What good AI tutoring looks like
What would AI tutoring that works look like — tutoring that builds understanding instead of routing around it? From the literature on intelligent tutoring systems, and from my own research, several principles stand out.
1. Diagnose before explaining
Before giving an answer, the AI tutor should figure out where exactly the block is. Does the student misunderstand the problem statement? The concept? Do they hold a wrong mental model? Different blocks call for different interventions.
2. Scaffolding that fades
The first problem can include many hints. The tenth — almost none. The system should fade its support in step with the learner's growing autonomy.
3. Socratic questions, not direct answers
Not "here's why this is wrong," but "what do you expect this line to return? Now run it — what does it actually return? Why the difference?"
4. Calibrate the load
Reduce the extraneous. Manage the intrinsic, distribute it across steps. Protect the germane — don't let the student skip past it.
5. Errors as signal
An error isn't a failure — it's the richest diagnostic information you have. A good AI tutor wants to see errors, because they reveal the mental model behind them.
6. Ask for explanation
Before the student moves on, have them explain the solution in their own words. The self-explanation effect is one of the strongest established findings in cognitive science.
7. Faded worked examples
Start with fully worked examples. Then partially completed ones (faded examples). Then a blank page. This is empirically the most effective trajectory for novices.
Same question, two answers
To make this concrete — picture a first-year student who asks:
Why does this loop run 11 times instead of 10? for (int i = 0; i <= 10; i++)
Default ChatGPT response:
Because the condition is i <= 10, which includes 10. The loop starts at 0 and goes through 10 inclusive — 11 iterations total. If you want 10 iterations, use i < 10.
Clear. Correct. Useful. And almost nothing has been learned.
A well-designed AI tutor's response:
Before we answer — let's check together. How many values can i take if it starts at 0 and the condition is i <= 10? List them. … Now, is the number of iterations equal to the number of values? Why? And if we try to formulate a rule: for i = a; i <= b; i++ — how many iterations? What about i < b?
The first response solves the problem. The second one builds the model — the model that will protect you from the same mistake six months from now, in a completely different piece of code.

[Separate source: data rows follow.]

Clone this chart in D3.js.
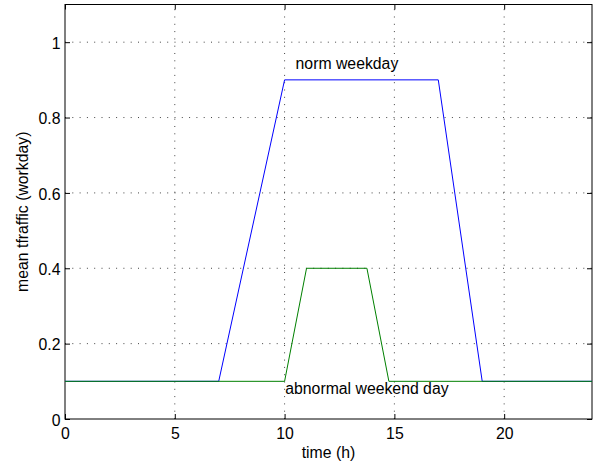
<!DOCTYPE html>
<html><head><meta charset="utf-8">
<script src="https://cdn.jsdelivr.net/npm/d3@7"></script>
<style>body{margin:0;background:#fff}text{font-family:"Liberation Sans",Arial,sans-serif}</style>
</head><body><svg id="c" width="597" height="464"></svg>
<script>
const weekdayX = [0, 7, 10, 17, 19, 24];
const weekdayY = [0.1, 0.1, 0.9, 0.9, 0.1, 0.1];
const weekendX = [0, 10, 11, 13.75, 14.75, 24];
const weekendY = [0.1, 0.1, 0.4, 0.4, 0.1, 0.1];
const xTicks = [0, 5, 10, 15, 20];
const yTicks = [0, 0.2, 0.4, 0.6, 0.8, 1];
const yTickLabels = ["0", "0.2", "0.4", "0.6", "0.8", "1"];

const FS = 15.8;
const svg = d3.select("#c");
const L = 65, R = 592, T = 4.5, B = 419;
const x = d3.scaleLinear().domain([0, 24]).range([L, R]);
const y = d3.scaleLinear().domain([0, 1.1]).range([B, T]);

// grid
const g = svg.append("g");
xTicks.forEach(t => { if (t > 0) g.append("line").attr("x1", x(t)).attr("x2", x(t)).attr("y1", B).attr("y2", T)
  .attr("stroke", "#444").attr("stroke-width", 1).attr("stroke-dasharray", "1,6.3"); });
yTicks.forEach(t => { if (t > 0) g.append("line").attr("y1", y(t)).attr("y2", y(t)).attr("x1", L).attr("x2", R)
  .attr("stroke", "#444").attr("stroke-width", 1).attr("stroke-dasharray", "1,6.3"); });

// axes
const ax = svg.append("g").attr("transform", `translate(0,${B})`)
  .call(d3.axisBottom(x).tickValues(xTicks).tickSize(-5).tickPadding(8.5).tickFormat(d3.format("d")));
const axT = svg.append("g").attr("transform", `translate(0,${T})`)
  .call(d3.axisTop(x).tickValues(xTicks).tickSize(-5).tickFormat(""));
const ay = svg.append("g").attr("transform", `translate(${L},0)`)
  .call(d3.axisLeft(y).tickValues(yTicks).tickSize(-5).tickPadding(4.5).tickFormat((d, i) => yTickLabels[i]));
const ayR = svg.append("g").attr("transform", `translate(${R},0)`)
  .call(d3.axisRight(y).tickValues(yTicks).tickSize(-5).tickFormat(""));
[ax, axT, ay, ayR].forEach(a => {
  a.selectAll(".tick line").attr("stroke", "#000");
  a.selectAll("text").attr("font-size", FS).attr("fill", "#000").style("font-family", "Liberation Sans, Arial, sans-serif");
});
ay.selectAll(".tick text").attr("dy", "0.4em");
svg.selectAll(".domain").remove();
svg.append("rect").attr("x", L).attr("y", T).attr("width", R - L).attr("height", B - T)
  .attr("fill", "none").attr("stroke", "#000").attr("stroke-width", 1);

const line = d3.line().x(d => x(d[0])).y(d => y(d[1]));
svg.append("path").datum(weekdayX.map((v, i) => [v, weekdayY[i]])).attr("d", line)
  .attr("fill", "none").attr("stroke", "#0000ff").attr("stroke-width", 1);
svg.append("path").datum(weekendX.map((v, i) => [v, weekendY[i]])).attr("d", line)
  .attr("fill", "none").attr("stroke", "#008000").attr("stroke-width", 1);

svg.append("text").attr("x", x(10.5)).attr("y", 69).attr("font-size", FS).text("norm weekday");
svg.append("text").attr("x", x(10.03)).attr("y", 394).attr("font-size", FS).text("abnormal weekend day");

svg.append("text").attr("x", (L + R) / 2).attr("y", 457.5).attr("text-anchor", "middle").attr("font-size", FS).text("time (h)");
svg.append("text").attr("transform", `translate(27.5,211.7) rotate(-90)`).attr("text-anchor", "middle")
  .attr("font-size", FS).text("mean tfraffic (workday)");
</script></body></html>
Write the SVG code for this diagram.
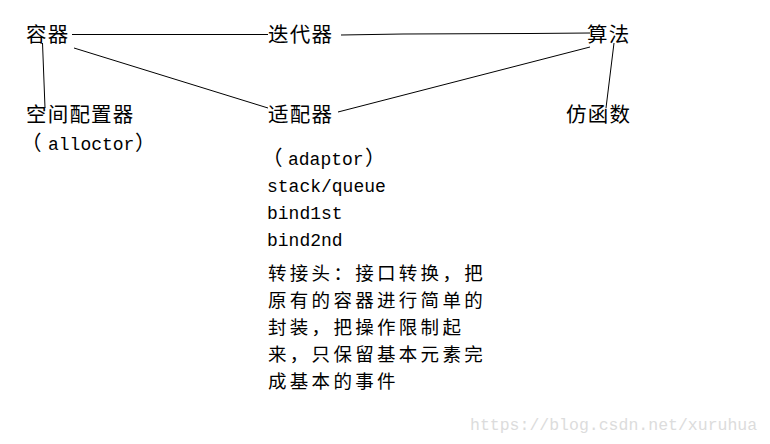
<svg xmlns="http://www.w3.org/2000/svg" width="770" height="444" viewBox="0 0 770 444">
<style>
.cjk{font-family:"Noto Sans CJK SC","Noto Sans",sans-serif;font-size:20.5px;letter-spacing:1.2px;fill:#000}
.para{font-family:"Noto Sans CJK SC","Noto Sans",sans-serif;font-size:18.5px;letter-spacing:3.3px;fill:#000}
.mono{font-family:"Liberation Mono","DejaVu Sans Mono",monospace;font-size:18px;fill:#000}
.edge{stroke:#000;stroke-width:1;fill:none}
.wm{font-family:"Liberation Mono","DejaVu Sans Mono",monospace;font-size:16.5px;fill:#dcdcdc}
</style>
<rect width="770" height="444" fill="#fff"/>
<g id="connectors">
<line class="edge" x1="72" y1="34.5" x2="268" y2="34.5"/>
<polyline class="edge" points="341,35 403,34 530,33.5 590,33"/>
<line class="edge" x1="74" y1="48" x2="268" y2="108"/>
<line class="edge" x1="338" y1="112" x2="590" y2="47"/>
<line class="edge" x1="42.5" y1="43" x2="45" y2="108"/>
<line class="edge" x1="614" y1="43" x2="606" y2="108"/>
</g>
<g id="container"><text class="cjk" x="26" y="42">容器</text></g>
<g id="iterator"><text class="cjk" x="268" y="42">迭代器</text></g>
<g id="algorithm"><text class="cjk" x="587" y="42">算法</text></g>
<g id="allocator">
<text class="cjk" x="26" y="122">空间配置器</text>
<text x="21" y="150"><tspan class="cjk">（</tspan><tspan class="mono" x="48">alloctor</tspan><tspan class="cjk" x="135">）</tspan></text>
</g>
<g id="adaptor">
<text class="cjk" x="268" y="122">适配器</text>
<text x="262" y="165"><tspan class="cjk">（</tspan><tspan class="mono" x="288">adaptor</tspan><tspan class="cjk" x="365">）</tspan></text>
<text class="mono" x="267" y="192">stack/queue</text>
<text class="mono" x="267" y="219">bind1st</text>
<text class="mono" x="267" y="246">bind2nd</text>
<text class="para" x="268" y="280">转接头：接口转换，把</text>
<text class="para" x="268" y="307">原有的容器进行简单的</text>
<text class="para" x="268" y="334">封装，把操作限制起</text>
<text class="para" x="268" y="361">来，只保留基本元素完</text>
<text class="para" x="268" y="388">成基本的事件</text>
</g>
<g id="functor"><text class="cjk" x="566" y="122">仿函数</text></g>
<text class="wm" x="470" y="430">https://blog.csdn.net/xuruhua</text>
</svg>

A good AI tutor doesn't remove the difficulty. It calibrates it.
The path forward
The conclusion of all this isn't "ban ChatGPT in classrooms." That would be naive — and wrong. ChatGPT can be a remarkable learning aid, if the student knows how to use it and if the tool itself is designed to teach, not just to answer.
What we need is the next generation of AI tutors — systems that model what the learner knows and doesn't know; that ask before they answer; that scale their support to competence; that protect the cognitive work where learning actually happens; and that treat error as information, not failure.
This is the field of intelligent tutoring systems — and it's exactly where I'm building my doctoral research and the tools at CodeGrade. The goal isn't to make programming easier. The goal is to make learning to program deeper.
Because the question, in the end, isn't whether AI will change education. It already has. The question is whether it will change it toward shallower convenience — or toward deeper understanding. And that depends on what tool we design. What teacher we let into the classroom.